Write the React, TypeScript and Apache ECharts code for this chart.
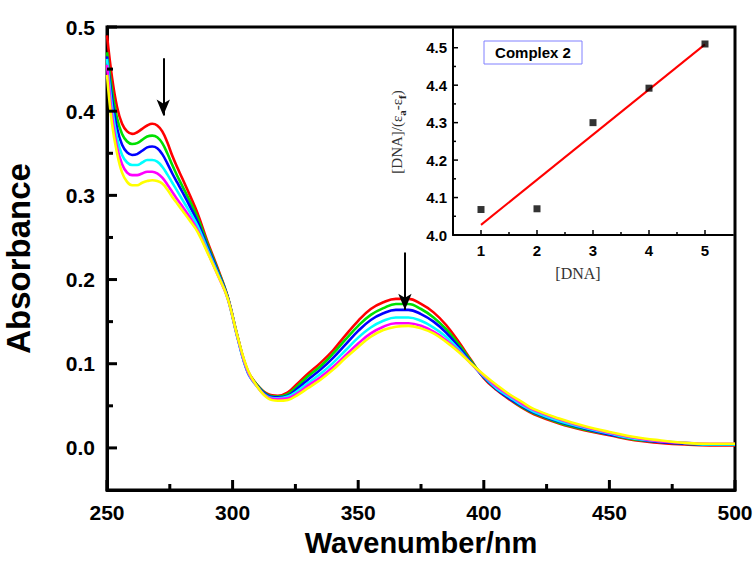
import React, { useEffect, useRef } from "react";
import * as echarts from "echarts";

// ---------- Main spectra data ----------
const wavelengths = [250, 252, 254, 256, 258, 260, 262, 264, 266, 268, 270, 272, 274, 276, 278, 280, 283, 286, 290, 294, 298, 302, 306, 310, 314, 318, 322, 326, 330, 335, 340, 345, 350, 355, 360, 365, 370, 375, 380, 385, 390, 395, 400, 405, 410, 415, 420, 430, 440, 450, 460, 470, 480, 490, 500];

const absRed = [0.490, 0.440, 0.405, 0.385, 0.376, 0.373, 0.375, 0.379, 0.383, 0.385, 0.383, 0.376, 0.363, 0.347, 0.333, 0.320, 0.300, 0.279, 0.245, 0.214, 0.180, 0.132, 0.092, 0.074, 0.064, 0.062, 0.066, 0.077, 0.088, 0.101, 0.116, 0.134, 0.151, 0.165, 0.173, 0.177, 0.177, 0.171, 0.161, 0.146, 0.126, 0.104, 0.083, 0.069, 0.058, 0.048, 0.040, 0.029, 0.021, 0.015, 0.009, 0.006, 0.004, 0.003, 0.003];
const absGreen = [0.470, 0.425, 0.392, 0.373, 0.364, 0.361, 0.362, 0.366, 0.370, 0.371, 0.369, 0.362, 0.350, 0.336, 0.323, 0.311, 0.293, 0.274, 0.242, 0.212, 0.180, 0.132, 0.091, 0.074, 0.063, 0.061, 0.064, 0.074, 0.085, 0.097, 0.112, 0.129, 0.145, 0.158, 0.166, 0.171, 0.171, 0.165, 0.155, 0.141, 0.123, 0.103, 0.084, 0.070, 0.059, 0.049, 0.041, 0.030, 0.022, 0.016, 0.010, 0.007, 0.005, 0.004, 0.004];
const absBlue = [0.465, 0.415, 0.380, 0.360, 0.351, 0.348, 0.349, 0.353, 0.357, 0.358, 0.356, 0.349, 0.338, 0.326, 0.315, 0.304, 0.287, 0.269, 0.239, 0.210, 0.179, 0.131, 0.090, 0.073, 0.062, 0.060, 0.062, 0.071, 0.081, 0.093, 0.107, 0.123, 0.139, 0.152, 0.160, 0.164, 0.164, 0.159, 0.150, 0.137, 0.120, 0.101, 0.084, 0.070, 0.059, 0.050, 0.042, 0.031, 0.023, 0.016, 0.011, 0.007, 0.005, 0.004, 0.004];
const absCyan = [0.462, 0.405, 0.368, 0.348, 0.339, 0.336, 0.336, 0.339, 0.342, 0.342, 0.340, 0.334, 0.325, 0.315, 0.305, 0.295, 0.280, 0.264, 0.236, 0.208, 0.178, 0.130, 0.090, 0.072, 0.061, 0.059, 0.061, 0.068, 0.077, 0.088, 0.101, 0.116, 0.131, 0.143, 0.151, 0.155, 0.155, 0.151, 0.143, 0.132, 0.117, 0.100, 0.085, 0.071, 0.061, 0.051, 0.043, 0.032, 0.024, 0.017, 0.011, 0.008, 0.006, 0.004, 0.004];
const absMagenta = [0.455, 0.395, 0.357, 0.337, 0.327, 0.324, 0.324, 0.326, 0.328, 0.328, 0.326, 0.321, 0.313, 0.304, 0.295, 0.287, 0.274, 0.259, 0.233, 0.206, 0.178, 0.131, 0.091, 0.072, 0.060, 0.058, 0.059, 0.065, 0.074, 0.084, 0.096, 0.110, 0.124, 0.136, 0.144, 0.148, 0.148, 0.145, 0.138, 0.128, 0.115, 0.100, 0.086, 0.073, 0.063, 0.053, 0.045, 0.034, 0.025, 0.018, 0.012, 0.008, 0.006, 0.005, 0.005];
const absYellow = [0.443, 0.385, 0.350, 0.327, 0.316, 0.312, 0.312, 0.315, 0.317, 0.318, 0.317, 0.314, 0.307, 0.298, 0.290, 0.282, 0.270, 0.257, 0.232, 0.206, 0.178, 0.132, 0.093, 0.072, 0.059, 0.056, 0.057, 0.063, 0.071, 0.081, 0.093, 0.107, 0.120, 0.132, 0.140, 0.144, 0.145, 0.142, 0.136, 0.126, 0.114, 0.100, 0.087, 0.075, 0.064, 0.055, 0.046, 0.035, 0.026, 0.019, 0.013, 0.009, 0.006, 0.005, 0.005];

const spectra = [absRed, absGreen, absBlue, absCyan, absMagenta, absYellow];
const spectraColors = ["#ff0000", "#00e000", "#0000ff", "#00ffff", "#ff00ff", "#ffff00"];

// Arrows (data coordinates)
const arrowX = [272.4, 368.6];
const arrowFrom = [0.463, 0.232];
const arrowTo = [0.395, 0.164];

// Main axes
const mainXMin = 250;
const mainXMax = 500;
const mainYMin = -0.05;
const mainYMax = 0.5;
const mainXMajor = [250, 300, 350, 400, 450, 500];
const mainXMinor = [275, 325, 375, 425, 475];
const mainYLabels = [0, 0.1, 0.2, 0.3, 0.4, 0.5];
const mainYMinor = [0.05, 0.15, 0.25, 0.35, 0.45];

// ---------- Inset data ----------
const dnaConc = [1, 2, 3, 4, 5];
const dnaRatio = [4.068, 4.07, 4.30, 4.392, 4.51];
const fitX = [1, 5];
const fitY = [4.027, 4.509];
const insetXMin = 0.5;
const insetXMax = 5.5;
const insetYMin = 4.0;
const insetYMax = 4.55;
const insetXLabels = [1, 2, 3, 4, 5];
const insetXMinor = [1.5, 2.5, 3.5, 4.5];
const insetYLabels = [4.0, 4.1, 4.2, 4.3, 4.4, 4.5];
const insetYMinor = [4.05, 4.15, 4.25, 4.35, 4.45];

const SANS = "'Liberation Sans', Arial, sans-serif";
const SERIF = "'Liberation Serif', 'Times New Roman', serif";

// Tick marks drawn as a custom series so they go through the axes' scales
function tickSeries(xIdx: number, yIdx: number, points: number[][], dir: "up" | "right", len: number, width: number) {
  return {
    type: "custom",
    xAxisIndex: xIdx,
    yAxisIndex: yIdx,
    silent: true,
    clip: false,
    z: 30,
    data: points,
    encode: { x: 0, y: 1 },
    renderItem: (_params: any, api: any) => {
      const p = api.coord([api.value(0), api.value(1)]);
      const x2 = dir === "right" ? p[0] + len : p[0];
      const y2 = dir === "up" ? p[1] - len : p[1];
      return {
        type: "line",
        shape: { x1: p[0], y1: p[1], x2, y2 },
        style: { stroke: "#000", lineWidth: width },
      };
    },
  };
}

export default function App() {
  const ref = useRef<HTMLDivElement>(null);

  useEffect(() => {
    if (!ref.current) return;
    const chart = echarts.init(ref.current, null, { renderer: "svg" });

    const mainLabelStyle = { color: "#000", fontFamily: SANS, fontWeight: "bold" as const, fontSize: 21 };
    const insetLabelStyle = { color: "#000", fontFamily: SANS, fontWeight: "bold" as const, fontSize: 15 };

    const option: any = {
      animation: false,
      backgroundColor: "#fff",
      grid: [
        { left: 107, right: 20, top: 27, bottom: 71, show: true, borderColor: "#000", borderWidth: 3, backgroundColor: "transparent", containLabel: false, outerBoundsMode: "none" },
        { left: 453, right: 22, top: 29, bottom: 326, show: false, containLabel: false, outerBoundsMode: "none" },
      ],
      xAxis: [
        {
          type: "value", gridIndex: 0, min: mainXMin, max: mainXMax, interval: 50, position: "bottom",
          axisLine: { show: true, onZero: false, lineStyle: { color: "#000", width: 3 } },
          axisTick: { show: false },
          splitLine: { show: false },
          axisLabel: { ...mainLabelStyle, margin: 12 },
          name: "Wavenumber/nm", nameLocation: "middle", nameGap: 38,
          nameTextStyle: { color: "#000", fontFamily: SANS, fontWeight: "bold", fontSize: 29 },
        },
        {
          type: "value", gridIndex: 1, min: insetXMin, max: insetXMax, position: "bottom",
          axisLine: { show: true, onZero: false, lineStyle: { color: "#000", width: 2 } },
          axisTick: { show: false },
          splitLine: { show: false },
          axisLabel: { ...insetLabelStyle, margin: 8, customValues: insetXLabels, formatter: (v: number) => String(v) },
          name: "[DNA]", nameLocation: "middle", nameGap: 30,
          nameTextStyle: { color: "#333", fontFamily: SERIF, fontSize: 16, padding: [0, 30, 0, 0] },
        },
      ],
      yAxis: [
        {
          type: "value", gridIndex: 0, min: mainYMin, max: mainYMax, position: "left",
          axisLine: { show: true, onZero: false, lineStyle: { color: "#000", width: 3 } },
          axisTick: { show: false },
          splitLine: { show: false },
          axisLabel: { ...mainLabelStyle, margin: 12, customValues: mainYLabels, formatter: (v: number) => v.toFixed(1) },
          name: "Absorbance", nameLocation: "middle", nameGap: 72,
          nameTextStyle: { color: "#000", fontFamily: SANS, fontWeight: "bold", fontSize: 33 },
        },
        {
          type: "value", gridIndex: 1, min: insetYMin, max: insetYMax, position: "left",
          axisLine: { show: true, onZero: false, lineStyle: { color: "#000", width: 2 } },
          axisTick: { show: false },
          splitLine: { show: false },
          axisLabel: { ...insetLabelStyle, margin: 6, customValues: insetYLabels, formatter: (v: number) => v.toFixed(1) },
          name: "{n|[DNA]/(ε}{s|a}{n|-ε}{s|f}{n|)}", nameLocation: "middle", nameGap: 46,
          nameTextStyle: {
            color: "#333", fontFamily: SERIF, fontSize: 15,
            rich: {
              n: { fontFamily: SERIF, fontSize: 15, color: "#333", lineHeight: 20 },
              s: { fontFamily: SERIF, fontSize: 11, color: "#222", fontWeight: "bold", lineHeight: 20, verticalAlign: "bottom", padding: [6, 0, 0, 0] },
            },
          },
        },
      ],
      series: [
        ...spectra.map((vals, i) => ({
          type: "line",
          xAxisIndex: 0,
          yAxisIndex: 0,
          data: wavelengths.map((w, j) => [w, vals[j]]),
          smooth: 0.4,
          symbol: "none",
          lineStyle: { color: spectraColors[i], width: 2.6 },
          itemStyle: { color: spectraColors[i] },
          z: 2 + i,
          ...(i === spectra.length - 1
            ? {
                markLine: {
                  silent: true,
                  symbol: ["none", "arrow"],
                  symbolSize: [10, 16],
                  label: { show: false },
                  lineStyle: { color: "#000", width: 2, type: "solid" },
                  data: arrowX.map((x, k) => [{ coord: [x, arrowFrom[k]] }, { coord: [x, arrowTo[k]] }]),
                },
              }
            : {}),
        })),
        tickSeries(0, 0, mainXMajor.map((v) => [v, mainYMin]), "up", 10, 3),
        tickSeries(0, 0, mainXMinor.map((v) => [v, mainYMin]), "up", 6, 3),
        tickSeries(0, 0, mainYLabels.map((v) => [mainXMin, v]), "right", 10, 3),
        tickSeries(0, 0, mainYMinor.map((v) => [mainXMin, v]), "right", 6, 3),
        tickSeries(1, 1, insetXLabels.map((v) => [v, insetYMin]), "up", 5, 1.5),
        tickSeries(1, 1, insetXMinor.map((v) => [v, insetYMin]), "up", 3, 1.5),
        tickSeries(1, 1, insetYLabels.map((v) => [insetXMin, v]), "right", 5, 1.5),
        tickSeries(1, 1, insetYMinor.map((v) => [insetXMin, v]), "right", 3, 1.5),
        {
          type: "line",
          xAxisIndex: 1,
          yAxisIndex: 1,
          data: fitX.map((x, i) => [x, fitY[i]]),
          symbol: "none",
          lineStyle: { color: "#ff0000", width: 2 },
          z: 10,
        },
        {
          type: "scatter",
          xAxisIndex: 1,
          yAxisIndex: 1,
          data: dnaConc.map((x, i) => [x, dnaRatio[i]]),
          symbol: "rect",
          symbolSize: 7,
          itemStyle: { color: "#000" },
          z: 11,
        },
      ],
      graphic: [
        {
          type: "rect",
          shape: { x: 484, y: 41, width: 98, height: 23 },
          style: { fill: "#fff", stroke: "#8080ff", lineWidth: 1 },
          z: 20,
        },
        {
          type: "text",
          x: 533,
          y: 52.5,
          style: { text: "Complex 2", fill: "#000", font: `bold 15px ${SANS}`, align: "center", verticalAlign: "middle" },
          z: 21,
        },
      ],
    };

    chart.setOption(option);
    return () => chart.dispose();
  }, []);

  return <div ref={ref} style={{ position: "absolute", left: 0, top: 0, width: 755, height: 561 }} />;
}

:::::

**Task to complete**
Pictures are excluded: retype only the lines from the beginning of the listing above through the line with "480, 490, 500];", both included.

**Result below**
Write the React, TypeScript and Apache ECharts code for this chart.
import React, { useEffect, useRef } from "react";
import * as echarts from "echarts";

// ---------- Main spectra data ----------
const wavelengths = [250, 252, 254, 256, 258, 260, 262, 264, 266, 268, 270, 272, 274, 276, 278, 280, 283, 286, 290, 294, 298, 302, 306, 310, 314, 318, 322, 326, 330, 335, 340, 345, 350, 355, 360, 365, 370, 375, 380, 385, 390, 395, 400, 405, 410, 415, 420, 430, 440, 450, 460, 470, 480, 490, 500];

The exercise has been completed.